┏━━

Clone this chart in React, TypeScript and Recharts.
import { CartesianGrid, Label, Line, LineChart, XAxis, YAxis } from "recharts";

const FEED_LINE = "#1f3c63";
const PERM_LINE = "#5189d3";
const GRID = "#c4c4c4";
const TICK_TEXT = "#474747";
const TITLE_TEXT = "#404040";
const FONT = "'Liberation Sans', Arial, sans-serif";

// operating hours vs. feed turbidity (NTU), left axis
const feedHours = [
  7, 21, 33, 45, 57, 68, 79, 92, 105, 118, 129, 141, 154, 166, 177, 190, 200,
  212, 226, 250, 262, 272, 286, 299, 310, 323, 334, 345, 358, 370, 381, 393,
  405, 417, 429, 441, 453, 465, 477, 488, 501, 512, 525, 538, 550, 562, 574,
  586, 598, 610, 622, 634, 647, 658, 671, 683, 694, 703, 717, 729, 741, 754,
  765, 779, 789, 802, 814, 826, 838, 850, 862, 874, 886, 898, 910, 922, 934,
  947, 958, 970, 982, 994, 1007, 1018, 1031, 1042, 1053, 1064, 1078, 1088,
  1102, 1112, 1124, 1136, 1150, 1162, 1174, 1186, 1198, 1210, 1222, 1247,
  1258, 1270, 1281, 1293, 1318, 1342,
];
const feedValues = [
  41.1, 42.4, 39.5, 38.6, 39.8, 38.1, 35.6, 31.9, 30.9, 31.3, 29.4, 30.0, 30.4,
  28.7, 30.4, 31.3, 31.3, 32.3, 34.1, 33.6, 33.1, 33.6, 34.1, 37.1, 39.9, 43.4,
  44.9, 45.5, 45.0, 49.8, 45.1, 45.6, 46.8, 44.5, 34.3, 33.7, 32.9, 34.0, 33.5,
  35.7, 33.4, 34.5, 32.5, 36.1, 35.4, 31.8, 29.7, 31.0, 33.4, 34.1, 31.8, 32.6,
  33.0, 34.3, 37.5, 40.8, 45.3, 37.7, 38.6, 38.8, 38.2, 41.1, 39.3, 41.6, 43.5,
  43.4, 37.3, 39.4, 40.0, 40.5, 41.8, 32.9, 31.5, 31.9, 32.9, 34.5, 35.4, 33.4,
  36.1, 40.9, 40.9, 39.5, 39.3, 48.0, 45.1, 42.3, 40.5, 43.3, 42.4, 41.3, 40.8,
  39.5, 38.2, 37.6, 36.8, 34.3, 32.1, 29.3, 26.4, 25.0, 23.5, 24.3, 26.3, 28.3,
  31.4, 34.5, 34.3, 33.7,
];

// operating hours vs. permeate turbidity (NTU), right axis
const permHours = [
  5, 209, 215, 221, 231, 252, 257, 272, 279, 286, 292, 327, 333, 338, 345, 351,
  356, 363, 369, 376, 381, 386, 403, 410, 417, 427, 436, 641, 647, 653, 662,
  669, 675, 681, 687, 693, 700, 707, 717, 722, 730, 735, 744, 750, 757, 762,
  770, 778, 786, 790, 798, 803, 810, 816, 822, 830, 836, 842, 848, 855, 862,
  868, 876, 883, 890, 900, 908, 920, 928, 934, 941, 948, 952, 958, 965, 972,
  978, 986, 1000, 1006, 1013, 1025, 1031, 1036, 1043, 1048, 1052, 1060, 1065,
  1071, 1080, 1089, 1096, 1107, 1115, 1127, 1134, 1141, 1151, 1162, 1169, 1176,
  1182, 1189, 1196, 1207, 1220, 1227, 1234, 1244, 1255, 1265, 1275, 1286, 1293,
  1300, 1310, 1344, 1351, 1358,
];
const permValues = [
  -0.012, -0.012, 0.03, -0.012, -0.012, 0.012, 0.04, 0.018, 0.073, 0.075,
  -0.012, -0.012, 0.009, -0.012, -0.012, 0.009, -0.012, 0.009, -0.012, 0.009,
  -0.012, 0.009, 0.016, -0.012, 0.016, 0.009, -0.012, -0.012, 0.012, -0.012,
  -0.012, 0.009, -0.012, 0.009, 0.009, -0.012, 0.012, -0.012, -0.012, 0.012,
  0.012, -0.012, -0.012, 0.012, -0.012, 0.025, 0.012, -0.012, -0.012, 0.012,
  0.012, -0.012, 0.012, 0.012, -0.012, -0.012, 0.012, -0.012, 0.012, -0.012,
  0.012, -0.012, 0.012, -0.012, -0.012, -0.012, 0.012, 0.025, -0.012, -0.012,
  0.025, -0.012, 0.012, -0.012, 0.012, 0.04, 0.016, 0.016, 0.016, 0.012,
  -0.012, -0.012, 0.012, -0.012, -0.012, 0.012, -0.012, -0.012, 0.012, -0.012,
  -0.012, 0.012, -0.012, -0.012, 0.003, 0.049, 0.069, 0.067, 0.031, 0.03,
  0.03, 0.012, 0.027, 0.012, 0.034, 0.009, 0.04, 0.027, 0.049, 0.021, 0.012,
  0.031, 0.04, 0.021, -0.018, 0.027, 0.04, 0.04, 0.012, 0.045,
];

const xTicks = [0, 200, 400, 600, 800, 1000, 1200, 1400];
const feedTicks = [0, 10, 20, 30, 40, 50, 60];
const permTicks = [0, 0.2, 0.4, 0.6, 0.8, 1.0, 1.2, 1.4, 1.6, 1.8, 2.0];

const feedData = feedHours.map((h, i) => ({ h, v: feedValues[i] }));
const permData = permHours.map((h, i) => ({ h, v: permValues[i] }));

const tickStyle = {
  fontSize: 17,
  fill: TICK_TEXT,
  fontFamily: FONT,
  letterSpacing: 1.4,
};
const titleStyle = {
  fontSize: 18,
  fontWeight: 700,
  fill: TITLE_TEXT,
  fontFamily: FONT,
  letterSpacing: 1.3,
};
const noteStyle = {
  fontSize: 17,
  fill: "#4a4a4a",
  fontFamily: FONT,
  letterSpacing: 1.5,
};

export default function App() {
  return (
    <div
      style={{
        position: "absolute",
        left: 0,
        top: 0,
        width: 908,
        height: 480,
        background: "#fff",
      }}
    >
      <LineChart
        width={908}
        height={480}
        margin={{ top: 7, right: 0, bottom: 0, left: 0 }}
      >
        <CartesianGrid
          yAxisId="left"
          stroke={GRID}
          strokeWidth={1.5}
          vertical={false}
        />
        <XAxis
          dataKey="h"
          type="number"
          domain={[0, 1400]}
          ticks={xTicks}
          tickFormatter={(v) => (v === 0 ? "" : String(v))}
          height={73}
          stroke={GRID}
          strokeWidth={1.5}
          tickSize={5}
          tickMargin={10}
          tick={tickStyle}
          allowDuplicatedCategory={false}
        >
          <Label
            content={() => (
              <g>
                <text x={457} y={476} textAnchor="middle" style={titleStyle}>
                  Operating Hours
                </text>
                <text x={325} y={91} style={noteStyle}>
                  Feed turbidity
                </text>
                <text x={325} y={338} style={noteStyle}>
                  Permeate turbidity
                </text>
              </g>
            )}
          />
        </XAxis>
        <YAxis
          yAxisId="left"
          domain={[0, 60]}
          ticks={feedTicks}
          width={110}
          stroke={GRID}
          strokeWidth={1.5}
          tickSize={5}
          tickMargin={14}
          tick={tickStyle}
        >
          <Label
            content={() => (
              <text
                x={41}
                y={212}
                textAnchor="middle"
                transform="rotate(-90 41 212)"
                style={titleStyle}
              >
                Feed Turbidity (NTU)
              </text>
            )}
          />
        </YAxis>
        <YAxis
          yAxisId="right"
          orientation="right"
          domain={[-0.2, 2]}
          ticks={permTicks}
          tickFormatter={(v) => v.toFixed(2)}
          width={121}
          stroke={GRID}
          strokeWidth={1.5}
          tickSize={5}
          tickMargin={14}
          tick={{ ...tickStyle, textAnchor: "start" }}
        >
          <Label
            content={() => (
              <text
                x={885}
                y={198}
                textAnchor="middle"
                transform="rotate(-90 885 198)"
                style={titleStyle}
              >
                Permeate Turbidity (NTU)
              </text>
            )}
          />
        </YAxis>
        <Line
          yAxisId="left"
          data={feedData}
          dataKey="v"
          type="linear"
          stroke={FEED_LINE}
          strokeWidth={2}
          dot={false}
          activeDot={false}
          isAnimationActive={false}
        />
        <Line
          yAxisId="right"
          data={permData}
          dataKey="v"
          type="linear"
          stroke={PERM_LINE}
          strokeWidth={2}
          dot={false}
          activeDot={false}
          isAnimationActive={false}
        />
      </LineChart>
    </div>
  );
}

┗━━

(GOAL):
Starting at the first line of the material above, reproduce each line exactly up to and including the line with "LineChart, XAxis, YAxis".

(RESPONSE TO THIS EXERCISE):
Clone this chart in React, TypeScript and Recharts.
import { CartesianGrid, Label, Line, LineChart, XAxis, YAxis } from "recharts";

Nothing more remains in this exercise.